Request
Write every line out verbatim and omit the pictures.

Data provided

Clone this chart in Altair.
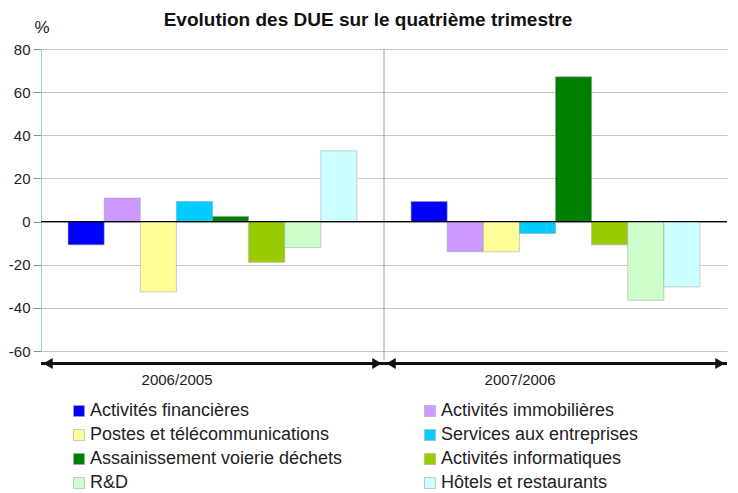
import altair as alt
import pandas as pd

periodes = ["2006/2005", "2007/2006"]
secteurs = [
    "Activités financières",
    "Activités immobilières",
    "Postes et télécommunications",
    "Services aux entreprises",
    "Assainissement voierie déchets",
    "Activités informatiques",
    "R&D",
    "Hôtels et restaurants",
]
couleurs = ["#0000FF", "#CC99FF", "#FFFF99", "#00CCFF",
            "#008000", "#99CC00", "#CCFFCC", "#CCFFFF"]
valeurs_2006_2005 = [-10.8, 10.9, -32.6, 9.3, 2.4, -18.9, -12.0, 32.8]
valeurs_2007_2006 = [9.3, -14.0, -14.0, -5.5, 67.1, -10.8, -36.5, -30.3]

rows = []
for p, vals in zip(periodes, [valeurs_2006_2005, valeurs_2007_2006]):
    for s, v in zip(secteurs, vals):
        rows.append({"periode": p, "secteur": s, "valeur": v})
df = pd.DataFrame(rows)

W, H = 686, 302
FONT = "Liberation Sans"

xscale = alt.Scale(domain=periodes, paddingInner=0, paddingOuter=0)
yscale = alt.Scale(domain=[-60, 80], nice=False)

bars = alt.Chart(df).mark_bar(stroke="#9a9a9a", strokeWidth=0.8, strokeOpacity=0.6).encode(
    x=alt.X("periode:N", scale=xscale, sort=periodes,
            axis=alt.Axis(title=None, domain=False, ticks=False, grid=False,
                          labelAngle=0, labelFontSize=15, labelPadding=28,
                          labelColor="#222", labelFont=FONT)),
    xOffset=alt.XOffset("secteur:N", sort=secteurs,
                        scale=alt.Scale(paddingOuter=0.75, paddingInner=0)),
    y=alt.Y("valeur:Q", scale=yscale,
            axis=alt.Axis(values=[-60, -40, -20, 0, 20, 40, 60, 80],
                          labelExpr="'' + datum.value",
                          title="%", titleAngle=0, titleAlign="left",
                          titleBaseline="alphabetic", titleX=-7, titleY=-17,
                          titleFontSize=17, titleFontWeight="normal",
                          titleFont=FONT, titleColor="#222",
                          labelFontSize=15, labelFont=FONT, labelColor="#222",
                          tickColor="#8a8a8a", tickSize=8,
                          domainColor="#9fd0d8", gridColor="#c8c8c8",
                          labelPadding=3)),
    color=alt.Color("secteur:N", sort=secteurs,
                    scale=alt.Scale(domain=secteurs, range=couleurs),
                    legend=alt.Legend(title=None, orient="none", legendX=29, legendY=353,
                                      direction="horizontal",
                                      columns=2, columnPadding=78, rowPadding=6,
                                      symbolType="square", symbolSize=121,
                                      symbolStrokeColor="#aaaaaa", symbolStrokeWidth=0.6,
                                      labelFontSize=18, labelFont=FONT, labelColor="#222",
                                      labelOffset=2, labelLimit=400)),
)

zero = alt.Chart(pd.DataFrame({"z": [0]})).mark_rule(color="#000000", strokeWidth=1.2).encode(
    y=alt.Y("z:Q", scale=yscale)
)

div_df = pd.DataFrame({"periode": periodes[1:]})
divider = alt.Chart(div_df).mark_rule(color="#a0a0a0", strokeWidth=1).encode(
    x=alt.X("periode:N", scale=xscale, bandPosition=0),
    y=alt.value(0), y2=alt.value(H + 9),
)

arr_df = pd.DataFrame({"periode": periodes})
shaft = alt.Chart(arr_df).mark_bar(color="#111111").encode(
    x=alt.X("periode:N", scale=xscale),
    y=alt.value(H + 11), y2=alt.value(H + 14),
)
head_l = alt.Chart(arr_df).mark_point(shape="triangle-left", filled=True, color="#111111",
                                      opacity=1, size=120, xOffset=7).encode(
    x=alt.X("periode:N", scale=xscale, bandPosition=0),
    y=alt.value(H + 12.5),
)
head_r = alt.Chart(arr_df).mark_point(shape="triangle-right", filled=True, color="#111111",
                                      opacity=1, size=120, xOffset=-7).encode(
    x=alt.X("periode:N", scale=xscale, bandPosition=1),
    y=alt.value(H + 12.5),
)

chart = alt.layer(divider, bars, zero, shaft, head_l, head_r).properties(
    width=W, height=H,
    padding={"left": 0, "top": 3, "right": 0, "bottom": 0},
    title=alt.TitleParams("Evolution des DUE sur le quatrième trimestre",
                          font=FONT, fontSize=19, fontWeight="bold", color="#111",
                          anchor="middle", frame="bounds", offset=-12),
).configure_view(stroke=None)

chart.save("out.html", embed_options={"renderer": "svg", "actions": False})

Solution below
Clone this chart in Altair.
import altair as alt
import pandas as pd

periodes = ["2006/2005", "2007/2006"]
secteurs = [
    "Activités financières",
    "Activités immobilières",
    "Postes et télécommunications",
    "Services aux entreprises",
    "Assainissement voierie déchets",
    "Activités informatiques",
    "R&D",
    "Hôtels et restaurants",
]
couleurs = ["#0000FF", "#CC99FF", "#FFFF99", "#00CCFF",
            "#008000", "#99CC00", "#CCFFCC", "#CCFFFF"]
valeurs_2006_2005 = [-10.8, 10.9, -32.6, 9.3, 2.4, -18.9, -12.0, 32.8]
valeurs_2007_2006 = [9.3, -14.0, -14.0, -5.5, 67.1, -10.8, -36.5, -30.3]

rows = []
for p, vals in zip(periodes, [valeurs_2006_2005, valeurs_2007_2006]):
    for s, v in zip(secteurs, vals):
        rows.append({"periode": p, "secteur": s, "valeur": v})
df = pd.DataFrame(rows)

W, H = 686, 302
FONT = "Liberation Sans"

xscale = alt.Scale(domain=periodes, paddingInner=0, paddingOuter=0)
yscale = alt.Scale(domain=[-60, 80], nice=False)

bars = alt.Chart(df).mark_bar(stroke="#9a9a9a", strokeWidth=0.8, strokeOpacity=0.6).encode(
    x=alt.X("periode:N", scale=xscale, sort=periodes,
            axis=alt.Axis(title=None, domain=False, ticks=False, grid=False,
                          labelAngle=0, labelFontSize=15, labelPadding=28,
                          labelColor="#222", labelFont=FONT)),
    xOffset=alt.XOffset("secteur:N", sort=secteurs,
                        scale=alt.Scale(paddingOuter=0.75, paddingInner=0)),
    y=alt.Y("valeur:Q", scale=yscale,
            axis=alt.Axis(values=[-60, -40, -20, 0, 20, 40, 60, 80],
                          labelExpr="'' + datum.value",
                          title="%", titleAngle=0, titleAlign="left",
                          titleBaseline="alphabetic", titleX=-7, titleY=-17,
                          titleFontSize=17, titleFontWeight="normal",
                          titleFont=FONT, titleColor="#222",
                          labelFontSize=15, labelFont=FONT, labelColor="#222",
                          tickColor="#8a8a8a", tickSize=8,
                          domainColor="#9fd0d8", gridColor="#c8c8c8",
                          labelPadding=3)),
    color=alt.Color("secteur:N", sort=secteurs,
                    scale=alt.Scale(domain=secteurs, range=couleurs),
                    legend=alt.Legend(title=None, orient="none", legendX=29, legendY=353,
                                      direction="horizontal",
                                      columns=2, columnPadding=78, rowPadding=6,
                                      symbolType="square", symbolSize=121,
                                      symbolStrokeColor="#aaaaaa", symbolStrokeWidth=0.6,
                                      labelFontSize=18, labelFont=FONT, labelColor="#222",
                                      labelOffset=2, labelLimit=400)),
)

zero = alt.Chart(pd.DataFrame({"z": [0]})).mark_rule(color="#000000", strokeWidth=1.2).encode(
    y=alt.Y("z:Q", scale=yscale)
)

div_df = pd.DataFrame({"periode": periodes[1:]})
divider = alt.Chart(div_df).mark_rule(color="#a0a0a0", strokeWidth=1).encode(
    x=alt.X("periode:N", scale=xscale, bandPosition=0),
    y=alt.value(0), y2=alt.value(H + 9),
)

arr_df = pd.DataFrame({"periode": periodes})
shaft = alt.Chart(arr_df).mark_bar(color="#111111").encode(
    x=alt.X("periode:N", scale=xscale),
    y=alt.value(H + 11), y2=alt.value(H + 14),
)
head_l = alt.Chart(arr_df).mark_point(shape="triangle-left", filled=True, color="#111111",
                                      opacity=1, size=120, xOffset=7).encode(
    x=alt.X("periode:N", scale=xscale, bandPosition=0),
    y=alt.value(H + 12.5),
)
head_r = alt.Chart(arr_df).mark_point(shape="triangle-right", filled=True, color="#111111",
                                      opacity=1, size=120, xOffset=-7).encode(
    x=alt.X("periode:N", scale=xscale, bandPosition=1),
    y=alt.value(H + 12.5),
)

chart = alt.layer(divider, bars, zero, shaft, head_l, head_r).properties(
    width=W, height=H,
    padding={"left": 0, "top": 3, "right": 0, "bottom": 0},
    title=alt.TitleParams("Evolution des DUE sur le quatrième trimestre",
                          font=FONT, fontSize=19, fontWeight="bold", color="#111",
                          anchor="middle", frame="bounds", offset=-12),
).configure_view(stroke=None)

chart.save("out.html", embed_options={"renderer": "svg", "actions": False})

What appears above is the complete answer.